Gas turbines enclosures entail a high number of auxiliary systems which must be preserved from heat, ensuring therefore the long term operation of the internal instrumentation and of the data acquisition system. A dedicated ventilation system is designed to keep the enclosure environment sufficiently cool and dilute any gas coming from potential internal leakage to limiting explosion risks. These systems are equipped with axial fans, usually fed with air coming from the filter house which provides air to the gas turbine combustion system, through dedicated filters. The axial fans are embedded in a ducting system which discharges fresh air inside the enclosure where the gas turbine is housed. As the operations of the gas turbine need to be guaranteed in the event of fan failure, a backup redundant system is located in a duct parallel to the main one. One of the main requirements of a ventilation fan is the reliability over the years as the gas turbine can be installed in remote areas or unmanned offshore platforms with limited accessibility for unplanned maintenance.
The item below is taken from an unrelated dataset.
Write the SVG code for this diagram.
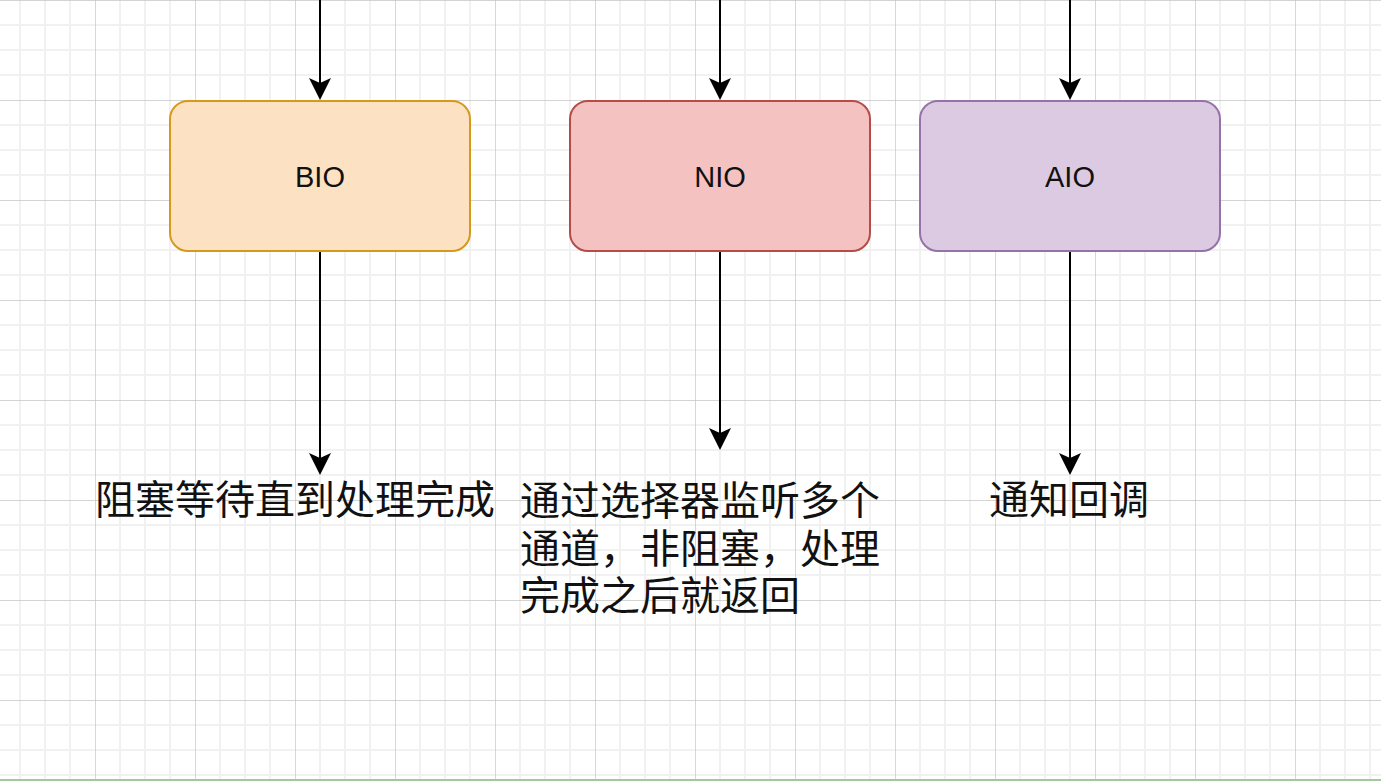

For such reasons, the robustness of the ventilation system and a proper understanding of coupling phenomena with the axial fan is a key aspect to be addressed when designing a gas-turbine system. Here a numerical study of a ventilation system carried out with RANS and LES based methodologies will be presented where the presence of the fan is synthetized by means of static pressure discontinuity. Different operations of the fans are investigated by means of RANS in order to compare the different operating points, corresponding to 1) clean and 2) dirty filters operations, 3) minimum and 4) maximum pressure at the discharge section. Large Eddy Simulations of the same duct were carried out in the maximum loading condition for the fan to investigate the unsteady response of the system and validate its correct arrangement.
All the simulations were carried out using OpenFOAM, a finite volume open source code for CFD analysis, treating the filters as a porous medium and the fan as a static pressure discontinuity according to the manufacturer’s characteristic curve. RANS modelling was based on the cubic k-ε model of Lien et al. while sub-grid scale modelling in LES was based on the 1 equation model of Davidson.
Computations highlighted that the ventilation system was able to work in similarity for flow rates between 15 m3/s and 23.2 m3/s and that the flow conditions onto the fan suggest that the aerodynamic stress on the device could be reduced introducing in the duct flow straighteners or inlet guided vanes.